Our instructor was a nun. A lady nun. But a lady nun with a man's name: Sister Robert Something... try as I might the last name just won't pop back in after 37 years. Curious, my eight-year-old mind whirled, that she should have a man's name. I remember our first class... We sang "Sons of God, hear his holy Word. Gather round the table of the lord. Celebrate this happy day, close to Christ we'll always say, 'allelu, allelu, allelu-u-u-ia." Subsequently an alternative verse came out, equally legitimate but more bacchanalian in its import: "Eat his body, drink his blood, then we'll sing a song of love..." Hmmmm. But that is my 45 year-old man's hmmmm after running it through my TV and tabloid impaired mind.

I remember the first class we learned the word "saviour." They had the people at the bottom, God at the top, and in the middle the "saviour" and said that it was necessary to have it this way. We learned about sin, but not as a collective noun but in the more juvenile sense of itemizable occurrances: sins. I stole, I cheated, I lied, and so on. I don't ever recall an attempt to impute us with the sense of vile Original sin in the Calvinistic sense. The distinction between temptation and sin was emphasized, and that you didn't have to confess your temptations, just your sins.

I went home and all of this mixed around in my head. It must have really moved me, because I remember the saturday of my first confession, or maybe a week or two before, around 5 pm, aimlessly puttering around the barn and by the kitchen door, with my seven-months-pregnant mother on the phone to my grandmother and noticing my being near tears, which I knew perfectly well I felt and which were for absolutely no good reason. She said I looked like I was going to "ipcky" which is my mother's well-englished version of the arabic word for cry. Most words for strong emotions or intimate bodily functions had their discreet arabic-english-babytalk version at my mother's disposal. It was certain wet-your-pants laugh to hear my father try to say those same words. It was how it must seem in those tribes where there's a men's language and a woman's language, when the men make sport of each other's attempt to speak the feminine tongue. But ipcky I did, until the time finally came for my first confession, behind the curtain with the red light that went on when the priest was ready: my first sin--I was 'inconsiderate.' The original version was "I was inconsiderate to my mother," but that last part got edited out by its object of restitution. I think she didn't want the presumably Irish priest to get the notion that our family ran like a matriarchy.
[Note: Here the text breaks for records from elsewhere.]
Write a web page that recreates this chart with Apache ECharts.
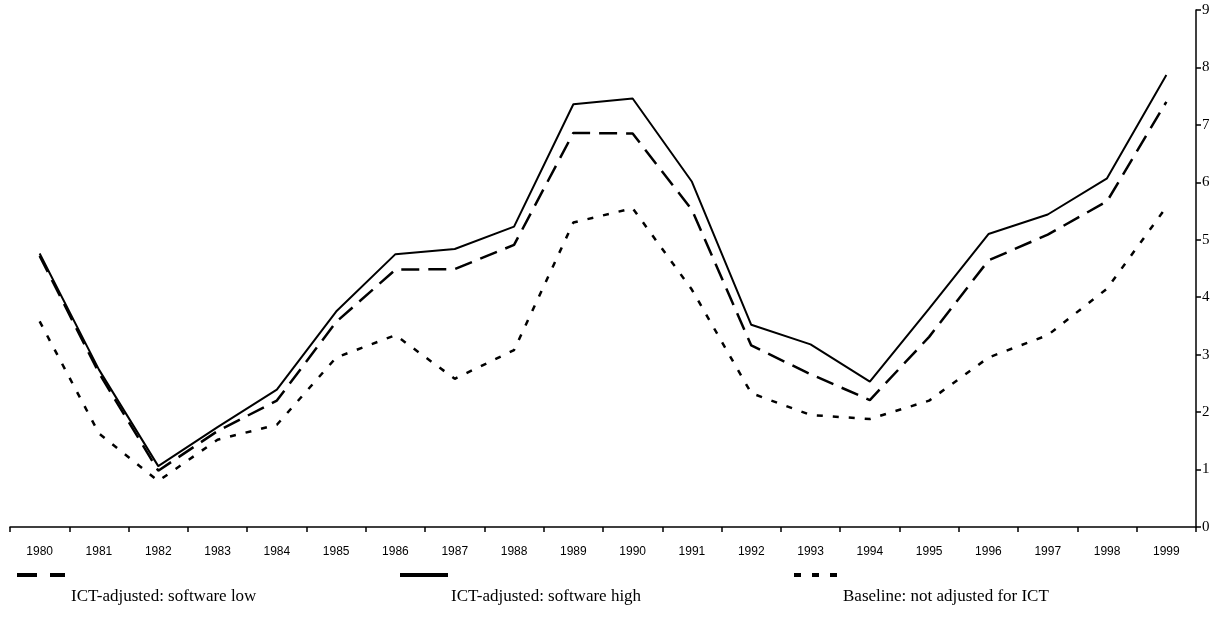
<!DOCTYPE html>
<html>
<head>
<meta charset="utf-8">
<script src="https://cdn.jsdelivr.net/npm/echarts@6/dist/echarts.min.js"></script>
<style>html,body{margin:0;padding:0;background:#fff;}#c{width:1222px;height:620px;}</style>
</head>
<body>
<div id="c"></div>
<script>
const years = ['1980','1981','1982','1983','1984','1985','1986','1987','1988','1989','1990','1991','1992','1993','1994','1995','1996','1997','1998','1999'];
const nameLow = 'ICT-adjusted: software low';
const nameHigh = 'ICT-adjusted: software high';
const nameBase = 'Baseline: not adjusted for ICT';
const softwareLow = [4.72, 2.68, 0.98, 1.67, 2.20, 3.57, 4.48, 4.49, 4.91, 6.86, 6.85, 5.52, 3.16, 2.66, 2.21, 3.31, 4.64, 5.09, 5.67, 7.40];
const softwareHigh = [4.76, 2.74, 1.06, 1.74, 2.39, 3.75, 4.75, 4.84, 5.23, 7.36, 7.46, 6.01, 3.52, 3.18, 2.53, 3.80, 5.10, 5.44, 6.07, 7.87];
const baseline = [3.58, 1.63, 0.80, 1.52, 1.78, 2.95, 3.34, 2.58, 3.08, 5.30, 5.55, 4.13, 2.33, 1.95, 1.88, 2.20, 2.95, 3.34, 4.15, 5.57];
const yTicks = [0, 9, 1];

const chart = echarts.init(document.getElementById('c'), null, {renderer: 'canvas'});
const serif = 'Liberation Serif, Times New Roman, serif';
// icon-only legend entries
function legendIcon(name, left, lineStyle) {
  return {
    data: [name], left: left, top: 571, padding: 0,
    itemWidth: 48, itemHeight: 8, selectedMode: false,
    formatter: function () { return ''; },
    textStyle: {fontSize: 1},
    itemStyle: {opacity: 0, borderWidth: 0},
    lineStyle: lineStyle
  };
}
// text-only legend entries
function legendLabel(name, left) {
  return {
    data: [name], left: left, top: 588, padding: 0,
    itemWidth: 48, itemHeight: 8, selectedMode: false,
    textStyle: {fontFamily: serif, fontSize: 17, color: '#000'},
    itemStyle: {opacity: 0, borderWidth: 0},
    lineStyle: {opacity: 0}
  };
}
chart.setOption({
  animation: false,
  backgroundColor: '#fff',
  grid: {left: 10, right: 26, top: 10, bottom: 93, containLabel: false},
  legend: [
    legendIcon(nameLow, 15, {width: 4, type: [20, 13], color: '#000', cap: 'butt'}),
    legendIcon(nameHigh, 398, {width: 4, type: 'solid', color: '#000'}),
    legendIcon(nameBase, 792, {width: 4, type: [7, 11], color: '#000', cap: 'butt'}),
    legendLabel(nameLow, 17),
    legendLabel(nameHigh, 397),
    legendLabel(nameBase, 789)
  ],
  xAxis: {
    type: 'category', data: years, boundaryGap: true,
    axisLine: {show: true, onZero: false, lineStyle: {color: '#000', width: 1.5}},
    axisTick: {show: true, inside: false, length: 5, alignWithLabel: false, lineStyle: {color: '#000', width: 1.5}},
    axisLabel: {margin: 19, color: '#000', fontFamily: 'Liberation Sans, Arial, sans-serif', fontSize: 12},
    splitLine: {show: false}
  },
  yAxis: {
    type: 'value', position: 'right', min: yTicks[0], max: yTicks[1], interval: yTicks[2],
    axisLine: {show: true, lineStyle: {color: '#000', width: 1.5}},
    axisTick: {show: true, inside: false, length: 5, lineStyle: {color: '#000', width: 1.5}},
    axisLabel: {margin: 6, color: '#000', fontFamily: serif, fontSize: 15},
    splitLine: {show: false}
  },
  series: [
    {name: nameLow, type: 'line', data: softwareLow, symbol: 'none', z: 3,
     lineStyle: {color: '#000', width: 2.5, type: [18, 9], cap: 'butt'}, itemStyle: {color: '#000'}},
    {name: nameHigh, type: 'line', data: softwareHigh, symbol: 'none', z: 4,
     lineStyle: {color: '#000', width: 2, type: 'solid'}, itemStyle: {color: '#000'}},
    {name: nameBase, type: 'line', data: baseline, symbol: 'none', z: 2,
     lineStyle: {color: '#000', width: 2.5, type: [6, 10], cap: 'butt'}, itemStyle: {color: '#000'}}
  ]
});
</script>
</body>
</html>
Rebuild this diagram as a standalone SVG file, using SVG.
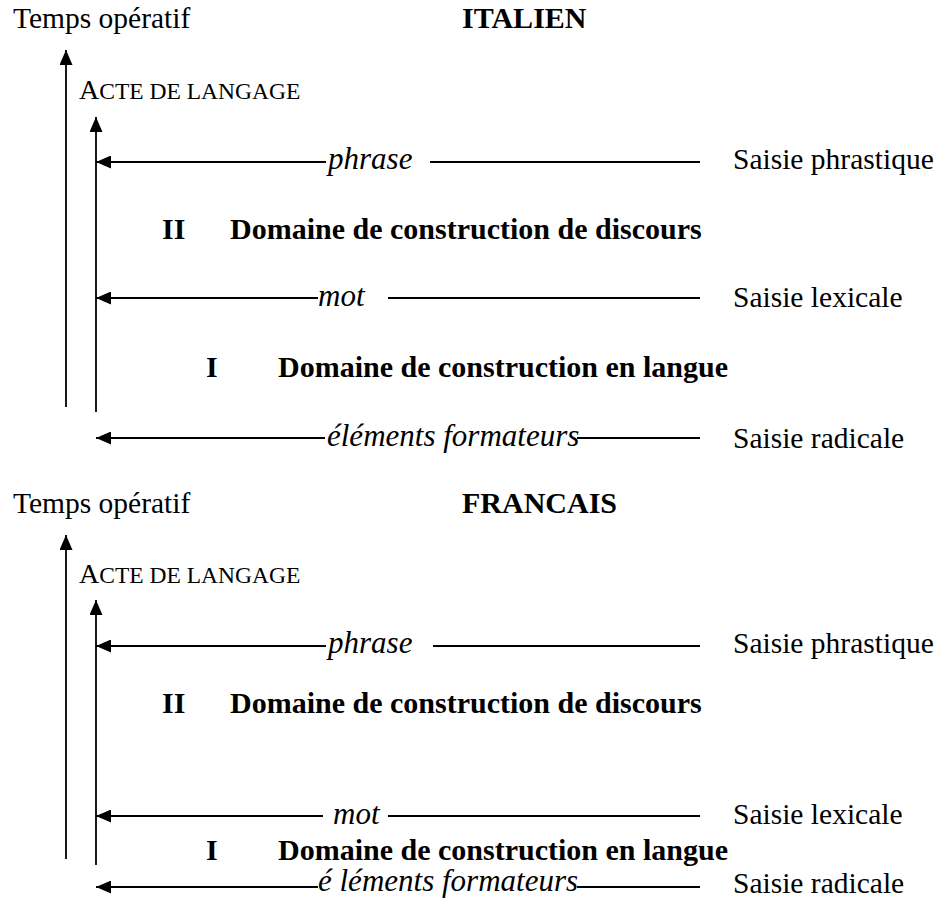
<svg xmlns="http://www.w3.org/2000/svg" width="938" height="899" viewBox="0 0 938 899">
<defs>
<marker id="ah" viewBox="0 0 15 13" refX="15" refY="6.5" markerWidth="15" markerHeight="13" markerUnits="userSpaceOnUse" orient="auto">
<path d="M0,0 L15,6.5 L0,13 Z" fill="#000"/>
</marker>
<style>
text{font-family:"Liberation Serif","Times New Roman",serif;font-size:29.5px;fill:#000}
.b{font-weight:bold;font-size:30px}
.i{font-style:italic;font-size:31px}
.sc{font-size:28px}
.sm{font-size:23.5px}
line{stroke:#000;stroke-width:1.8}
.ar{marker-end:url(#ah)}
</style>
</defs>
<rect width="938" height="899" fill="#fff"/>
<g id="connectors">
<line class="ar" x1="66" y1="407" x2="66" y2="50"/>
<line class="ar" x1="96" y1="412" x2="96" y2="117"/>
<line class="ar" x1="326" y1="162" x2="96" y2="162"/>
<line x1="430" y1="162" x2="700" y2="162"/>
<line class="ar" x1="318" y1="298" x2="96" y2="298"/>
<line x1="388" y1="298" x2="700" y2="298"/>
<line class="ar" x1="325" y1="438" x2="96" y2="438"/>
<line x1="577" y1="438" x2="700" y2="438"/>
<line class="ar" x1="66" y1="859" x2="66" y2="535"/>
<line class="ar" x1="96" y1="865" x2="96" y2="600"/>
<line class="ar" x1="326" y1="646" x2="96" y2="646"/>
<line x1="433" y1="646" x2="700" y2="646"/>
<line class="ar" x1="323" y1="816" x2="96" y2="816"/>
<line x1="388" y1="816" x2="700" y2="816"/>
<line class="ar" x1="318" y1="887" x2="96" y2="887"/>
<line x1="577" y1="887" x2="700" y2="887"/>
</g>
<g id="italien">
<g id="temps1"><text x="13" y="28">Temps opératif</text></g>
<g id="titre1"><text class="b" x="462" y="28">ITALIEN</text></g>
<g id="acte1"><text x="79" y="99"><tspan class="sc">A</tspan><tspan class="sm">CTE DE LANGAGE</tspan></text></g>
<g id="phrase1"><text class="i" x="328" y="169">phrase</text></g>
<g id="sphr1"><text x="733" y="169">Saisie phrastique</text></g>
<g id="dom2a"><text class="b" x="162" y="239">II</text><text class="b" x="230" y="239">Domaine de construction de discours</text></g>
<g id="mot1"><text class="i" x="318" y="306">mot</text></g>
<g id="slex1"><text x="733" y="307">Saisie lexicale</text></g>
<g id="dom1a"><text class="b" x="206" y="377">I</text><text class="b" x="278" y="377">Domaine de construction en langue</text></g>
<g id="elem1"><text class="i" x="327" y="446">éléments formateurs</text></g>
<g id="srad1"><text x="733" y="448">Saisie radicale</text></g>
</g>
<g id="francais">
<g id="temps2"><text x="13" y="513">Temps opératif</text></g>
<g id="titre2"><text class="b" x="462" y="513">FRANCAIS</text></g>
<g id="acte2"><text x="79" y="583"><tspan class="sc">A</tspan><tspan class="sm">CTE DE LANGAGE</tspan></text></g>
<g id="phrase2"><text class="i" x="328" y="653">phrase</text></g>
<g id="sphr2"><text x="733" y="653">Saisie phrastique</text></g>
<g id="dom2b"><text class="b" x="162" y="713">II</text><text class="b" x="230" y="713">Domaine de construction de discours</text></g>
<g id="mot2"><text class="i" x="333" y="824">mot</text></g>
<g id="slex2"><text x="733" y="824">Saisie lexicale</text></g>
<g id="dom1b"><text class="b" x="206" y="860">I</text><text class="b" x="278" y="860">Domaine de construction en langue</text></g>
<g id="elem2"><text class="i" x="318" y="891">é léments formateurs</text></g>
<g id="srad2"><text x="733" y="893">Saisie radicale</text></g>
</g>
</svg>
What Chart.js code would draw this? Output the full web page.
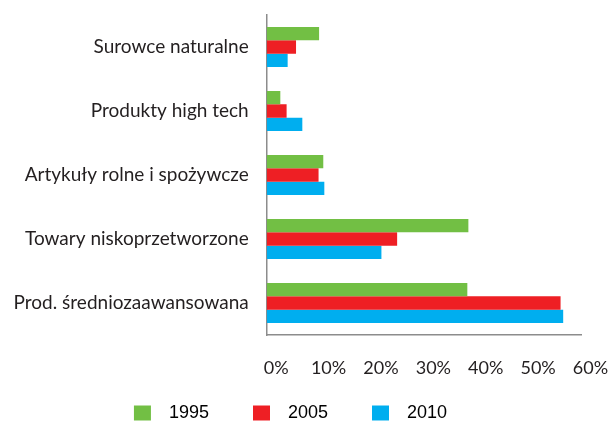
<!DOCTYPE html>
<html>
<head>
<meta charset="utf-8">
<script src="https://cdn.jsdelivr.net/npm/chart.js@4"></script>
<style>
  html, body { margin: 0; padding: 0; background: #fff; }
  #wrap { width: 612px; height: 421px; position: relative; }
</style>
</head>
<body>
<div id="wrap"><canvas id="exportChart"></canvas></div>
<script>
const categories = [
  'Surowce naturalne',
  'Produkty high tech',
  'Artykuły rolne i spożywcze',
  'Towary niskoprzetworzone',
  'Prod. średniozaawansowana',
];
const years = ['1995', '2005', '2010'];
const values1995 = [10.0, 2.6, 10.8, 38.5, 38.3];
const values2005 = [5.6, 3.8, 9.9, 24.9, 56.1];
const values2010 = [4.0, 6.8, 11.0, 21.9, 56.6];
const xTicks = [0, 10, 20, 30, 40, 50, 60];

const colors = ['#72bf44', '#ee1f24', '#00aeef'];
const series = [values1995, values2005, values2010];

const datasets = series.map((data, i) => ({
  label: years[i],
  data,
  backgroundColor: colors[i],
  borderWidth: 0,
  barPercentage: 1,
  categoryPercentage: 0.625,
}));

const ctx = document.getElementById('exportChart');
const chart = new Chart(ctx, {
  type: 'bar',
  data: { labels: categories, datasets },
  options: {
    indexAxis: 'y',
    responsive: true,
    maintainAspectRatio: false,
    animation: false,
    layout: { padding: { top: 15, right: 31, bottom: 0, left: 0 } },
    scales: {
      x: {
        min: xTicks[0],
        max: xTicks[xTicks.length - 1],
        afterBuildTicks: (axis) => {
          axis.ticks = xTicks.map((v) => ({ value: v }));
        },
        afterFit: (axis) => {
          axis.height = 61;
          axis.paddingRight = 0;
          axis.paddingLeft = 0;
        },
        grid: { display: false, drawTicks: false },
        border: { display: true, color: '#8c8c8c', width: 1.5 },
        ticks: {
          padding: 22,
          labelOffset: 9.5,
          color: '#231f20',
          font: { family: 'Lato', size: 18 },
          callback: (v) => v + '%',
        },
      },
      y: {
        afterFit: (axis) => {
          axis.width = 266.7;
          axis.paddingTop = 0;
          axis.paddingBottom = 0;
        },
        grid: { display: false, drawTicks: false },
        border: { display: true, color: '#8c8c8c', width: 1.5 },
        ticks: {
          padding: 18,
          color: '#231f20',
          font: { family: 'Lato', size: 19 },
        },
      },
    },
    plugins: {
      tooltip: { enabled: false },
      legend: {
        position: 'bottom',
        maxHeight: 25,
        labels: {
          boxWidth: 17,
          boxHeight: 15,
          padding: 8,
          color: '#000',
          font: { family: 'Liberation Sans', size: 18 },
          generateLabels: (c) => c.data.datasets.map((ds, i) => ({
            // en space before, em spaces after to reproduce the wide item gaps
            text: '\u2002' + ds.label + (i < c.data.datasets.length - 1 ? '\u2003\u2003' : ''),
            fillStyle: ds.backgroundColor,
            strokeStyle: ds.backgroundColor,
            lineWidth: 0,
            hidden: false,
            datasetIndex: i,
          })),
        },
      },
    },
  },
});
</script>
</body>
</html>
So there I was, ready for my first communion, except for the blue suit that my father, my grandfather, and I would go out together to buy at the department store, Jordan Marsh, and which my grandfather never got to see me make it in, as he had died just after leaving for his New Jersey home after seeing us. I still can see all those 'last' photos that we took at the local shrine to Our Lady of Fatima. And my premonitory sense was already such that, when I saw my grandfather wave goodbye from the car, I wondered, was I looking at him waving at me for the last time? And then the funeral (kids never went)--who watched us? I don't recall. But I think that introducing the notions of sin, salvation, confession and death in a couple of short weeks is enough to make any sane second grader 'ipcky,' don't you?

The Judas Season

The season for Jesus not yet upon us, I fear, we face the season of Judas. Who has not betrayed one or another soul in his passings? How great a betrayal on a massive scale, is about to occur within the tiny sphere of my influence on cosmic karma. I have been blessed with power, temporal to be sure, but nonetheless authority and credentials to permit ease of transit and cloaking of intent. I seek to succeed where I have failed before, and to do so, I have to do some things that I thought, nay, said, I would never do. How high a regard for yourself you must have, Mr. Frog, said the princess fairy. How very hard it must be for you to make up your mind each morning, whether to have toast or eggs, knowing what monumental fortunes hang in the balance of your decision. Well, it is not at all like that for me. I have reached a watershed in my personal and neofamily life, where they intersect with my work life. The two are at loggerheads and I have fundamental allegiance to her to whose flesh I cleaved nearly ten years long past. As to my paleofamily way of life, the leviathan hull of the erstwhile home vessel admits passage of little in the way of true feelings or current displays of status through the few-bit-wide medium of electronic mail. The instant messaging of Yahoo and MSN, the Webcams, all fail to replace the smell of your brother's scalp when you're rolling on the rug in mock brotherly duking it out.